そもそも海賊の世界に「善悪」なんて存在しません。私利私欲のために戦っている時点で、全員善だし悪なのです。そういうもんです。
ヒロイン二人があまりにも豪快に海賊をなぎ倒して行く上に、明確に敵が悪役しているのでそのへんすごくさっぱりぶった斬られているんですが、なにげにヒロイン達のやっていることはとんでもなく極悪非道。そのへんを笑って済ませられるかどうかが鍵になってくるんですが、細かいことなんて強い女の前ではどうでもよくなるのもまた事実。
 
「かっこいい」を知っている女は、かっこいいんだよ。
 

●曲がらないもの●

1巻は途中まではとても軽快に冒険活劇一色です。あと毒POP。
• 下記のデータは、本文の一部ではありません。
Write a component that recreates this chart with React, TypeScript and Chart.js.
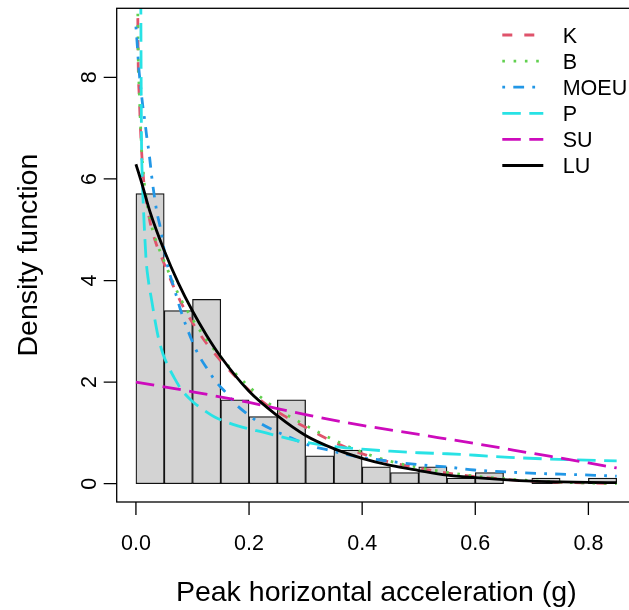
import React, { useEffect, useRef } from "react";
import { Chart, registerables } from "chart.js";

Chart.register(...registerables);

// ---------- data ----------
// Histogram on the density scale, bins of width 0.05 from 0 to 0.85
const binCenters = [0.025, 0.075, 0.125, 0.175, 0.225, 0.275, 0.325, 0.375, 0.425, 0.475, 0.525, 0.575, 0.625, 0.675, 0.725, 0.775, 0.825];
const binDensities = [5.71, 3.41, 3.63, 1.65, 1.32, 1.65, 0.55, 0.66, 0.33, 0.22, 0.33, 0.11, 0.22, 0, 0.11, 0, 0.11];

// K
const kX = [0.003, 0.004, 0.006, 0.008, 0.01, 0.0135, 0.018, 0.025, 0.035, 0.05, 0.065, 0.08, 0.1, 0.125, 0.15, 0.175, 0.2, 0.23, 0.26, 0.3, 0.33, 0.37, 0.4, 0.44, 0.49, 0.54, 0.6, 0.65, 0.7, 0.75, 0.8, 0.85];
const kY = [9.6, 8.3, 7.6, 7.0, 6.55, 6.0, 5.6, 5.15, 4.75, 4.33, 3.92, 3.56, 3.17, 2.76, 2.42, 2.12, 1.84, 1.56, 1.35, 1.11, 0.93, 0.72, 0.59, 0.45, 0.33, 0.23, 0.14, 0.09, 0.05, 0.028, 0.013, 0.004];

// B
const bX = [0.003, 0.004, 0.006, 0.008, 0.01, 0.0135, 0.018, 0.025, 0.035, 0.05, 0.065, 0.08, 0.1, 0.125, 0.15, 0.175, 0.2, 0.23, 0.26, 0.3, 0.33, 0.37, 0.4, 0.44, 0.49, 0.54, 0.6, 0.65, 0.7, 0.75, 0.8, 0.85];
const bY = [9.7, 8.5, 7.7, 7.1, 6.6, 6.05, 5.65, 5.2, 4.8, 4.38, 3.98, 3.62, 3.24, 2.83, 2.49, 2.18, 1.91, 1.62, 1.4, 1.15, 0.97, 0.76, 0.62, 0.47, 0.34, 0.24, 0.15, 0.1, 0.06, 0.03, 0.013, 0.003];

// MOEU
const moeuX = [0, 0.002, 0.005, 0.0085, 0.0124, 0.016, 0.019, 0.023, 0.029, 0.037, 0.043, 0.05, 0.058, 0.067, 0.081, 0.099, 0.111, 0.128, 0.14, 0.161, 0.176, 0.196, 0.217, 0.238, 0.264, 0.291, 0.314, 0.341, 0.367, 0.397, 0.444, 0.471, 0.524, 0.55, 0.598, 0.657, 0.716, 0.775, 0.85];
const moeuY = [9.0, 8.7, 8.2, 7.8, 7.41, 7.12, 6.84, 6.53, 5.95, 5.35, 5.05, 4.6, 4.2, 3.87, 3.35, 2.82, 2.53, 2.23, 2.03, 1.77, 1.57, 1.38, 1.21, 1.08, 0.95, 0.82, 0.73, 0.66, 0.59, 0.52, 0.45, 0.41, 0.35, 0.33, 0.27, 0.23, 0.2, 0.18, 0.15];

// P
const pX = [0.0086, 0.0092, 0.0098, 0.011, 0.013, 0.0155, 0.018, 0.022, 0.028, 0.034, 0.04, 0.048, 0.055, 0.067, 0.08, 0.1, 0.12, 0.14, 0.18, 0.23, 0.28, 0.32, 0.36, 0.4, 0.45, 0.5, 0.55, 0.6, 0.66, 0.72, 0.78, 0.85];
const pY = [9.6, 8.0, 6.8, 6.1, 5.5, 4.9, 4.4, 4.0, 3.6, 3.2, 2.86, 2.55, 2.36, 2.1, 1.86, 1.62, 1.45, 1.31, 1.14, 1.0, 0.86, 0.78, 0.72, 0.68, 0.64, 0.61, 0.59, 0.56, 0.52, 0.49, 0.47, 0.45];

// SU
const suX = [0, 0.1, 0.2, 0.3, 0.4, 0.5, 0.6, 0.7, 0.8, 0.85];
const suY = [2.0, 1.81, 1.6, 1.36, 1.15, 0.97, 0.79, 0.6, 0.41, 0.31];

// LU
const luX = [0, 0.01, 0.025, 0.05, 0.075, 0.1, 0.125, 0.15, 0.2, 0.25, 0.3, 0.35, 0.4, 0.45, 0.5, 0.55, 0.6, 0.65, 0.7, 0.75, 0.8, 0.85];
const luY = [6.29, 5.93, 5.35, 4.59, 3.95, 3.4, 2.92, 2.5, 1.82, 1.34, 0.95, 0.69, 0.5, 0.36, 0.26, 0.17, 0.12, 0.08, 0.05, 0.035, 0.025, 0.02];

const xTicks = [0, 0.2, 0.4, 0.6, 0.8];
const yTicks = [0, 2, 4, 6, 8];
const xTitle = "Peak horizontal acceleration (g)";
const yTitle = "Density function";

// ---------- styling ----------
const FONT = '"Liberation Sans", Arial, Helvetica, sans-serif';
const LW = 2.8;

function pts(xs: number[], ys: number[]) {
  return xs.map((x, i) => ({ x, y: ys[i] }));
}

function lineDs(label: string, xs: number[], ys: number[], color: string, dash: number[], order: number) {
  return {
    type: "line" as const,
    label,
    data: pts(xs, ys),
    borderColor: color,
    backgroundColor: color,
    borderWidth: LW,
    borderDash: dash,
    borderCapStyle: "butt" as const,
    borderJoinStyle: "round" as const,
    pointRadius: 0,
    pointHoverRadius: 0,
    fill: false,
    cubicInterpolationMode: "monotone" as const,
    clip: 0,
    order,
  };
}

const rStylePlot = {
  id: "rStylePlot",
  afterDatasetsDraw(chart: any) {
    const { ctx, chartArea: a, scales } = chart;
    const xs = scales.x;
    const ys = scales.y;
    ctx.save();
    ctx.setLineDash([]);
    ctx.strokeStyle = "#000";
    ctx.lineWidth = 1.3;
    // box
    ctx.strokeRect(a.left, a.top, a.right - a.left, a.bottom - a.top);
    // tick marks
    ctx.beginPath();
    xTicks.forEach((v) => {
      const px = xs.getPixelForValue(v);
      ctx.moveTo(px, a.bottom);
      ctx.lineTo(px, a.bottom + 13);
    });
    yTicks.forEach((v) => {
      const py = ys.getPixelForValue(v);
      ctx.moveTo(a.left, py);
      ctx.lineTo(a.left - 13, py);
    });
    ctx.stroke();

    ctx.fillStyle = "#000";
    ctx.font = `21.5px ${FONT}`;
    ctx.textAlign = "center";
    ctx.textBaseline = "alphabetic";
    xTicks.forEach((v) => {
      ctx.fillText(v.toFixed(1), xs.getPixelForValue(v), a.bottom + 48);
    });
    yTicks.forEach((v) => {
      ctx.save();
      ctx.translate(a.left - 21, ys.getPixelForValue(v));
      ctx.rotate(-Math.PI / 2);
      ctx.fillText(String(v), 0, 0);
      ctx.restore();
    });

    // axis titles
    ctx.font = `28.5px ${FONT}`;
    ctx.fillText(xTitle, (a.left + a.right) / 2, a.bottom + 99);
    ctx.save();
    ctx.translate(37, (a.top + a.bottom) / 2);
    ctx.rotate(-Math.PI / 2);
    ctx.fillText(yTitle, 0, 0);
    ctx.restore();

    // legend (no box), in dataset order
    const items = chart.data.datasets.filter((d: any) => d.type === "line");
    ctx.font = `21.5px ${FONT}`;
    ctx.textAlign = "left";
    items.forEach((d: any, i: number) => {
      const yRow = 35 + i * 26.1;
      ctx.save();
      ctx.strokeStyle = d.borderColor;
      ctx.lineWidth = d.borderWidth;
      ctx.setLineDash(d.borderDash || []);
      ctx.lineCap = "butt";
      ctx.beginPath();
      ctx.moveTo(502.3, yRow);
      ctx.lineTo(543.3, yRow);
      ctx.stroke();
      ctx.restore();
      ctx.fillText(d.label, 562.7, yRow + 7.7);
    });
    ctx.restore();
  },
};

export default function App() {
  const canvasRef = useRef<HTMLCanvasElement | null>(null);

  useEffect(() => {
    document.body.style.margin = "0";
    const canvas = canvasRef.current;
    if (!canvas) return;
    const chart = new Chart(canvas, {
      type: "bar",
      data: {
        datasets: [
          {
            type: "bar",
            label: "hist",
            data: pts(binCenters, binDensities),
            backgroundColor: "#D3D3D3",
            borderColor: "#111111",
            borderWidth: 1.25,
            borderSkipped: false,
            barPercentage: 1,
            categoryPercentage: 1,
            order: 10,
          } as any,
          lineDs("K", kX, kY, "#DF536B", [10, 12], 6),
          lineDs("B", bX, bY, "#61D04F", [2.6, 8.7], 5),
          lineDs("MOEU", moeuX, moeuY, "#2297E6", [2.8, 8.2, 10.8, 8.2], 4),
          lineDs("P", pX, pY, "#28E2E5", [18.5, 8.5], 3),
          lineDs("SU", suX, suY, "#CD0BBC", [18.5, 8.5], 2),
          lineDs("LU", luX, luY, "#000000", [], 1),
        ] as any,
      },
      options: {
        responsive: false,
        maintainAspectRatio: false,
        devicePixelRatio: 1,
        animation: false,
        events: [],
        layout: { padding: { left: 116.7, right: 4.1, top: 8.3, bottom: 108 } },
        plugins: { legend: { display: false }, tooltip: { enabled: false } },
        scales: {
          x: {
            type: "linear",
            display: false,
            min: -0.034,
            max: 0.884,
            offset: false,
            ticks: { includeBounds: false },
            afterBuildTicks: (scale: any) => {
              scale.ticks = xTicks.map((v) => ({ value: v }));
            },
          },
          y: {
            type: "linear",
            display: false,
            min: -0.36,
            max: 9.36,
            ticks: { includeBounds: false },
            afterBuildTicks: (scale: any) => {
              scale.ticks = yTicks.map((v) => ({ value: v }));
            },
          },
        },
      } as any,
      plugins: [rStylePlot],
    });
    return () => chart.destroy();
  }, []);

  return (
    <div
      style={{
        position: "absolute",
        left: 0,
        top: 0,
        width: 629,
        height: 610,
        overflow: "hidden",
        background: "#ffffff",
      }}
    >
      <canvas ref={canvasRef} width={640} height={610} style={{ display: "block" }} />
    </div>
  );
}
極めて高いテンションで駆け抜けます。
ところが後半、彼女たちがなぜ旅をしているのかが描かれ始め、作品は急に色を変えます。
 
彼女たち、途中まで全然悩む素振りを見せないわけですよ。もう何も考えずただひたすらに海賊をなぎ倒して行きます。それが気持ちよくもありますが、「なぜ?」という疑問を払拭することはできません。

絶対曲がらないんです彼女たち。
あまりはっきりとは描かれていませんが、おそらく数多くの人間を殺してきているはずです。すごくサラッとしか描かれていないですが、多分、間違いなく。
話は軽快ではありますが、その裏にとんでもなく重たいものも横たわっています。むしろそれがあるからこそ、決して曲がらず前に爆進し続けられます。
 
ギャグカラーがものすごく強いので、リアルな話が差し込まれると結構ギョッとなります。歯を削ってたら神経に触れた時みたいに。
でもアッパーな空気はそれらの「人生色々あるもんだよね」という神経の上に成り立っているのも、読んでいるとふんわりと分かり始めてきます。そうなると雑君先生のマンガはえらい面白いんだなあ。
 

                                                                                                                                          • -

 

もう旧版を読んでいる人も、今回の完全版で本当のラストが読めるわけですし、また改めて読みなおすのもいいのではないかと。
しっかり時代考証もされていて、小物を見ているだけでも楽しいです。
赤・青はゲーメスト時代からの色々なネタマンガ集ですが、シュールというかシニカルというか毒POPというか。突っ込みようがないくらいハイテンションだったり、かと思えばいきなりローギアだったりする雑君ワールドの集大成になっています。あの目玉キャラはほんとゲーメスト時代、頭から離れなかったなあ…。個人的に急に無音になるときの異常な物寂しさが好きです。